Wednesday, August 20, 2008

Waterslide Wildman

This column/post was the first one published by the Kelowna Courier newspaper (fame at last!). I started writing it after a family trip to Salmon Arm and a visit to the waterslides there.

The newly hired young lifeguard had not yet estimated the physical characteristics of the enormous bow-wave of water hurtling towards her. Nor had she figured out the physics of several hundred pounds of sun-burnt blubber achieving terminal velocity down an inclined plane, landing in the shallow waterslide pool before her.

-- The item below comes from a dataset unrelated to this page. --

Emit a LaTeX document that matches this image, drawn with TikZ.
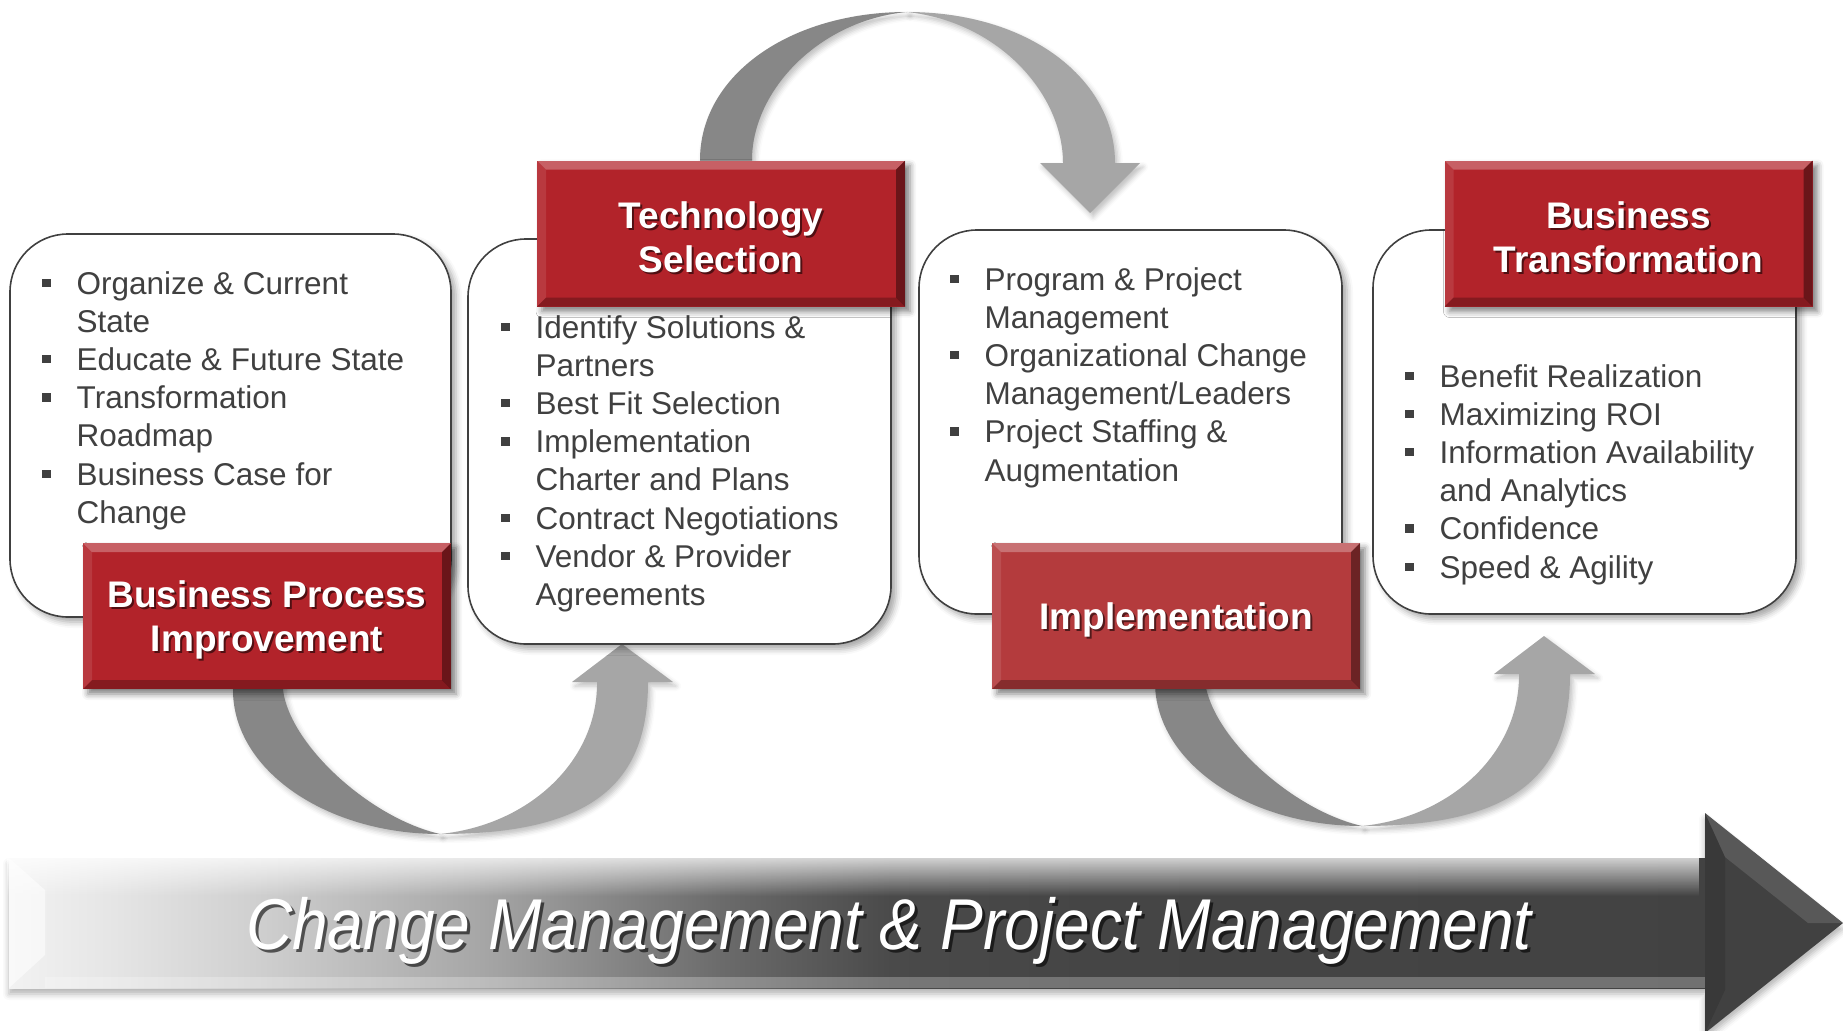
\documentclass[tikz,border=0pt]{standalone}
\usepackage{fontspec}
\setmainfont{Liberation Sans}
\usepackage{tikz}
\usetikzlibrary{calc,fadings,shadows.blur}

\definecolor{txtgray}{HTML}{404040}
\definecolor{boxred}{HTML}{B2232A}
\definecolor{implred}{HTML}{B43B3D}
\definecolor{ribdark}{HTML}{878787}
\definecolor{riblight}{HTML}{A6A6A6}
\definecolor{bardark}{HTML}{414141}

\pgfdeclarehorizontalshading{cmbar}{100bp}{color(0bp)=(black!5); color(25bp)=(black!5);
  color(28bp)=(black!10); color(32bp)=(black!18); color(39bp)=(black!35); color(46bp)=(black!58);
  color(51bp)=(black!71); color(57bp)=(black!73); color(75bp)=(black!74); color(100bp)=(black!74)}

\newcommand\sqb{\raisebox{7pt}{\rule{8.5pt}{8.5pt}}}

\begin{document}
\begin{tikzpicture}[x=1pt,y=-1pt,
  card/.style={draw=txtgray,line width=1.6pt,fill=white,rounded corners=58pt,
    blur shadow={shadow xshift=5pt,shadow yshift=-5pt,shadow blur radius=6pt,shadow opacity=35}},
  items/.style={anchor=base west,inner sep=0pt,text=txtgray,font=\fontsize{31.5}{38.2}\selectfont},
  redbox/.style={rectangle,fill=#1,minimum width=368pt,minimum height=146pt,inner sep=0pt,
    blur shadow={shadow xshift=5pt,shadow yshift=-5pt,shadow blur radius=6pt,shadow opacity=50},
    path picture={
      \path (path picture bounding box.north west) coordinate (bnw)
            (path picture bounding box.north east) coordinate (bne)
            (path picture bounding box.south west) coordinate (bsw)
            (path picture bounding box.south east) coordinate (bse);
      \fill[white,opacity=.28] (bnw) -- (bne) -- ([shift={(-9pt,-9pt)}]bne) -- ([shift={(9pt,-9pt)}]bnw) -- cycle;
      \fill[white,opacity=.1] (bnw) -- ([shift={(9pt,-9pt)}]bnw) -- ([shift={(9pt,9pt)}]bsw) -- (bsw) -- cycle;
      \fill[black,opacity=.4] (bne) -- (bse) -- ([shift={(-9pt,9pt)}]bse) -- ([shift={(-9pt,-9pt)}]bne) -- cycle;
      \fill[black,opacity=.25] (bsw) -- (bse) -- ([shift={(-9pt,9pt)}]bse) -- ([shift={(9pt,9pt)}]bsw) -- cycle;
    }},
  redtext/.style={text=white,align=center,font=\bfseries\fontsize{37}{43.5}\selectfont},
  ribbon/.style={blur shadow={shadow xshift=3pt,shadow yshift=-4pt,shadow blur radius=5pt,shadow opacity=25}},
  bartext/.style={font=\itshape\fontsize{72}{80}\selectfont}]
\useasboundingbox (0,0) rectangle (1843,1030);

% big process arrow
\path[blur shadow={shadow xshift=0pt,shadow yshift=-6pt,shadow blur radius=6pt,shadow opacity=30}]
  (9,858) -- (1705,858) -- (1705,813) -- (1843,923) -- (1705,1033) -- (1705,988) -- (9,988) -- cycle;
\shade[shading=cmbar] (9,858) rectangle (1705,988);
\fill[white,opacity=.75,path fading=south] (9,858) rectangle (1705,896);
\fill[white,opacity=.25] (45,977) rectangle (1705,988);
\fill[white,opacity=.55] (9,858) -- (45,890) -- (45,955) -- (9,988) -- cycle;
\fill[bardark] (1705,813) -- (1843,923) -- (1705,1033) -- cycle;
\fill[white,opacity=.12] (1705,813) -- (1843,923) -- (1808,923) -- (1725,857) -- cycle;
\fill[black,opacity=.12] (1705,813) -- (1725,857) -- (1725,990) -- (1705,1033) -- cycle;
\node[bartext,text=black,text opacity=.6] (cm-sh) at (892,934)
  {\scalebox{.89}[1]{Change Management \& Project Management}};
\node[bartext,text=white] (cm) at (889,931)
  {\scalebox{.89}[1]{Change Management \& Project Management}};

% loops between the stages
\foreach \dx/\dy in {0/0,922/-8}{
\begin{scope}[shift={(\dx,\dy)}]
  \fill[ribdark,ribbon] (233,650) -- (233,690) .. controls (233,770) and (326,834) .. (440,834)
    .. controls (370,818) and (290,745) .. (283,690) -- (283,650) -- cycle;
  \fill[riblight,ribbon] (440,834) .. controls (590,834) and (648,785) .. (648,682) -- (673,682)
    -- (622,644) -- (572,682) -- (597,682) .. controls (598,760) and (530,825) .. (440,834) -- cycle;
\end{scope}}
\fill[ribdark,ribbon] (700,180) -- (700,160) .. controls (700,75) and (790,12) .. (907,12)
  .. controls (820,20) and (752,90) .. (752,160) -- (752,180) -- cycle;
\fill[riblight,ribbon] (907,12) .. controls (1030,12) and (1115,80) .. (1115,163) -- (1140,163)
  -- (1090,213) -- (1040,163) -- (1063,163) .. controls (1063,95) and (1000,22) .. (907,12) -- cycle;

% stage cards
\node[card,minimum width=441pt,minimum height=383pt] (bpi-card) at (230.5,425.5) {};
\node[card,minimum width=423pt,minimum height=405pt] (tech-card) at (679.5,441.5) {};
\node[card,minimum width=423pt,minimum height=384pt] (impl-card) at (1130.5,422) {};
\node[card,minimum width=423pt,minimum height=384pt] (bt-card) at (1584.5,422) {};

\node[items] (bpi-list) at (42,294) {\begin{tabular}[t]{@{}l@{\hspace{26pt}}l@{}}
  \sqb & Organize \& Current\\
       & State\\
  \sqb & Educate \& Future State\\
  \sqb & Transformation\\
       & Roadmap\\
  \sqb & Business Case for\\
       & Change
\end{tabular}};
\node[items] (tech-list) at (501,338) {\begin{tabular}[t]{@{}l@{\hspace{26pt}}l@{}}
  \sqb & Identify Solutions \&\\
       & Partners\\
  \sqb & Best Fit Selection\\
  \sqb & Implementation\\
       & Charter and Plans\\
  \sqb & Contract Negotiations\\
  \sqb & Vendor \& Provider\\
       & Agreements
\end{tabular}};
\node[items] (impl-list) at (950,290) {\begin{tabular}[t]{@{}l@{\hspace{26pt}}l@{}}
  \sqb & Program \& Project\\
       & Management\\
  \sqb & Organizational Change\\
       & Management/Leaders\\
  \sqb & Project Staffing \&\\
       & Augmentation
\end{tabular}};
\node[items] (bt-list) at (1405,387) {\begin{tabular}[t]{@{}l@{\hspace{26pt}}l@{}}
  \sqb & Benefit Realization\\
  \sqb & Maximizing ROI\\
  \sqb & Information Availability\\
       & and Analytics\\
  \sqb & Confidence\\
  \sqb & Speed \& Agility
\end{tabular}};

% stage titles
\foreach \n/\x/\y/\col/\txt in {bpi/267/616/boxred/{Business Process\\Improvement},
    tech/721/233.5/boxred/{Technology\\Selection},
    impl/1176/616/implred/{Implementation},
    bt/1628.5/233.5/boxred/{Business\\Transformation}}{
  \node[redbox=\col] (\n) at (\x,\y) {};
  \node[redtext,text=black,text opacity=.55] (\n-sh) at ([shift={(2pt,-6pt)}]\n) {\txt};
  \node[redtext] (\n-t) at ([yshift=-4pt]\n) {\txt};
}
\end{tikzpicture}
\end{document}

In short order, the shock wave and explosion of water was upon her – a surprised look on her face as if to say “How could something that big go that fast?” I’m fairly certain this was her last conscious thought prior to being rolled sushi-like down the edge of the pool. I cannot be sure though, since I was the ‘meteor’ which was about to cause the ‘crater’ in the water and, as such, I was completely out of control, whooping with joy and blowing water out of my nose like some sort of thrashing aquatic dragon.

The inspiration for this merriment came as I was teaching my children the finer points of biological vandalism by helping them place pine beetles on our neighbours view-blocking trees. There we were, tweezers in hand, when it occurred to me there were perhaps better things we could be doing as a family (never let it be said I am an uncaring or uncreative father).

Now when it comes to watersliding I have to tell you – I’m good. None of this ‘sit up and go slow like a wuss’ behaviour. Not me. I tuck my feet under my butt, lift my back off the slide, and with my friction and drag thus reduced I hurtle pool-ward at truly enormous speed. Luge-like, I sail high into the banked corners, sometimes graying out from the enormous g-forces acting upon my body.

Exposed skin of knees and elbows occasionally rubs the dry portions of the slide – causing intense pain and billowing smoke until I either plunge the blackened limb into the water trough alongside me, or reach the soothing safety of the splash down pool. Ahhhh.

The heat of these burns has, on occasion, forced the pool maintenance staff to lower the temperature of the water for a few hours to compensate – but no matter. The pain and smell are worth it. Seeing the wide eyes of my dripping admirers – kids who have never seen such speed except at airshows, and who never dreamed they would see such daring up close – this is what sustains me.

As I await sponsorship on the professional circuit, my thoughts wander to the possible benefits of mask and cape, or perhaps shoulder-mounted spoilers for greater down-force. Apparently professionals shun these enhancements, which tend to take away from the purity and unspoiled nature of the sport. I will carefully assess their concerns, let me assure you.

Likewise, I am aware of some participants using performance enhancing lubricants like tanning lotion and baby oil on their shoulders and feet. These miscreants should be punished by the appropriate regulatory bodies, let me tell you. I admit I tried these substances once (supplied by my trainer) and they scared me so bad I never touched them again. The feeling of speed and power was almost overwhelming. That and going so fast I bashed myself unconscious in the first turn may have had something to do with my shunning of these fluids.

And so, as you bask in the hot Okanagan sun, the sound of ravenous pine beetles felling trees in the background, think about introducing your children to this graceful and fun pastime (watersliding – not beetle placing). Don’t let us more experienced sliders intimidate you. Let your kids enjoy watersliding for what it is – a playground activity with a healthy dose of speed and danger to excite the senses.

And a way for middle-aged fat guys to embarrass their wives sitting at poolside.